When I think of Gary Hume’s work, it’s a particular texture that comes to mind first. Glossy paint on ultra-flat aluminium, standing up in ridges. Frameless, the only sign of the human touch is the occasionally streaked paint running down the sides of the metal block. Then comes the feeling I get when I look at these paintings: serenity.
Archipelago, Hume’s latest exhibition at Sprüth Magers, brings that serene approach to some troubling source material. The gloss on aluminium paintings all show repeated u-shaped designs, with the arch of the letter in a keyhole shape. These are Life jackets, representing those worn by migrants risking their lives on overcrowded dinghies and boats, on their way over the English Channel. Fleeing one “hostile environment” for another.
Hume, looking past that, sees “a much more ancient image of the potential for life, and the celebration of life, which is a yoni”. In a video shot by the gallery to accompany the show, he says that, “at their best”, they are “meditative, formal paintings”.
Meditation won’t be on the mind of those desperate sailors, on the roiling waves of the sea, hearts beating fast under threat of drowning. And, far from life giving, isn’t there something sinisterly inert about those hard ridges of paint, in their various shades of grey and green?

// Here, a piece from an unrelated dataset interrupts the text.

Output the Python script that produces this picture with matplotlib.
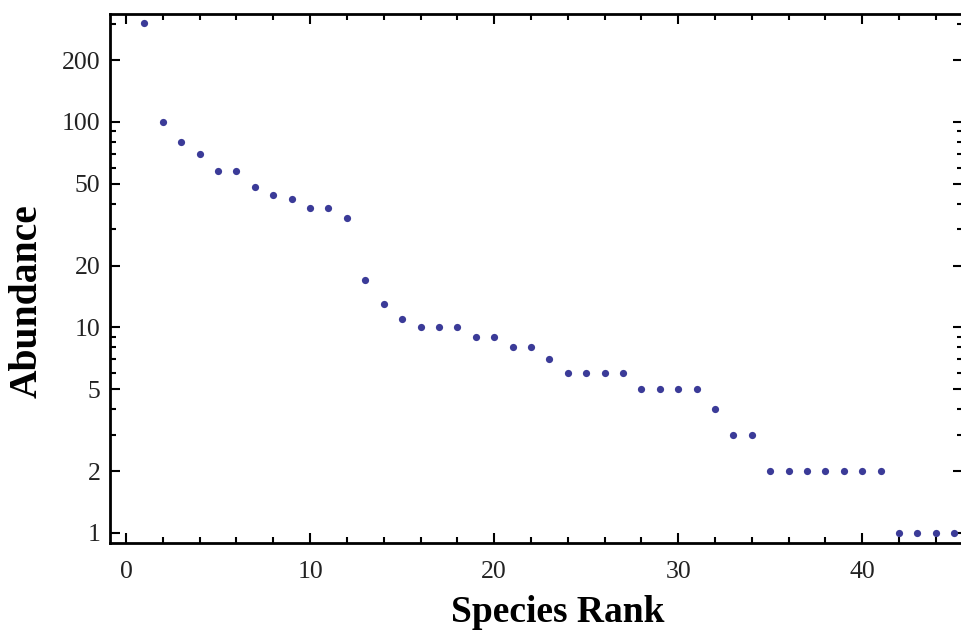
import matplotlib.pyplot as plt
from matplotlib.ticker import FixedLocator, FixedFormatter, NullFormatter

# species rank vs abundance
rank = list(range(1, 46))
abundance = [304, 100, 80, 70, 58, 58, 48, 44, 42, 38, 38, 34,
             17, 13, 11, 10, 10, 10, 9, 9, 8, 8, 7,
             6, 6, 6, 6, 5, 5, 5, 5, 4, 3, 3,
             2, 2, 2, 2, 2, 2, 2, 1, 1, 1, 1]

y_ticks = [1, 2, 5, 10, 20, 50, 100, 200]
y_minor = [3, 4, 6, 7, 8, 9, 30, 40, 60, 70, 80, 90, 300]

fig = plt.figure(figsize=(9.61, 6.37), dpi=100)
ax = fig.add_axes([0.1145, 0.1476, 0.888, 0.8304])

ax.plot(rank, abundance, 'o', color='#3b3b98', markersize=5.2, markeredgewidth=0)

ax.set_yscale('log')
ax.set_xlim(-0.87, 45.5)
ax.set_ylim(0.894, 335)

ax.xaxis.set_major_locator(FixedLocator([0, 10, 20, 30, 40]))
ax.xaxis.set_minor_locator(FixedLocator([x for x in range(0, 46, 2) if x % 10 != 0]))
ax.yaxis.set_major_locator(FixedLocator(y_ticks))
ax.yaxis.set_major_formatter(FixedFormatter([str(v) for v in y_ticks]))
ax.yaxis.set_minor_locator(FixedLocator(y_minor))
ax.yaxis.set_minor_formatter(NullFormatter())

ax.tick_params(which='both', direction='in', top=True, right=True,
               width=1.5, colors='black')
ax.tick_params(which='major', length=7, labelsize=18.5)
ax.tick_params(axis='x', which='major', pad=13)
ax.tick_params(axis='y', which='major', pad=7)
ax.tick_params(which='minor', length=4)
for lab in ax.get_xticklabels() + ax.get_yticklabels():
    lab.set_family('Liberation Serif')
    lab.set_color('#222222')

for sp in ax.spines.values():
    sp.set_linewidth(2)

ax.set_xlabel('Species Rank', fontsize=27, fontweight='bold',
              family='Liberation Serif')
ax.set_ylabel('Abundance', fontsize=28.5, fontweight='bold',
              family='Liberation Serif')
ax.xaxis.set_label_coords(0.525, -0.099)
ax.yaxis.set_label_coords(-0.076, 0.4575)

fig.savefig('out.png', dpi=100)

On the other hand, in the midst of life we are in death. Hume makes that point elsewhere, in a wall gridded with drawings of gable-roofed buildings like fairy-tale ginger-bread houses and flowers; along with the lifejackets and the aluminium, these images are all part of the artist’s established iconography. The atmosphere’s nice and peaceful as usual, until you read the show notes, and realise that they’re reproductions of newspaper images of children’s drawings. All these children live in war zones, and have had their schools damaged by the conflict. Desperation to serenity, again.
It’s a major achievement for an artist to have such an established, unmistakeable style. Is it strong enough though to be equal to such subject matter? You won’t find the answer in that shiny gloss paint, but you’ll want to try.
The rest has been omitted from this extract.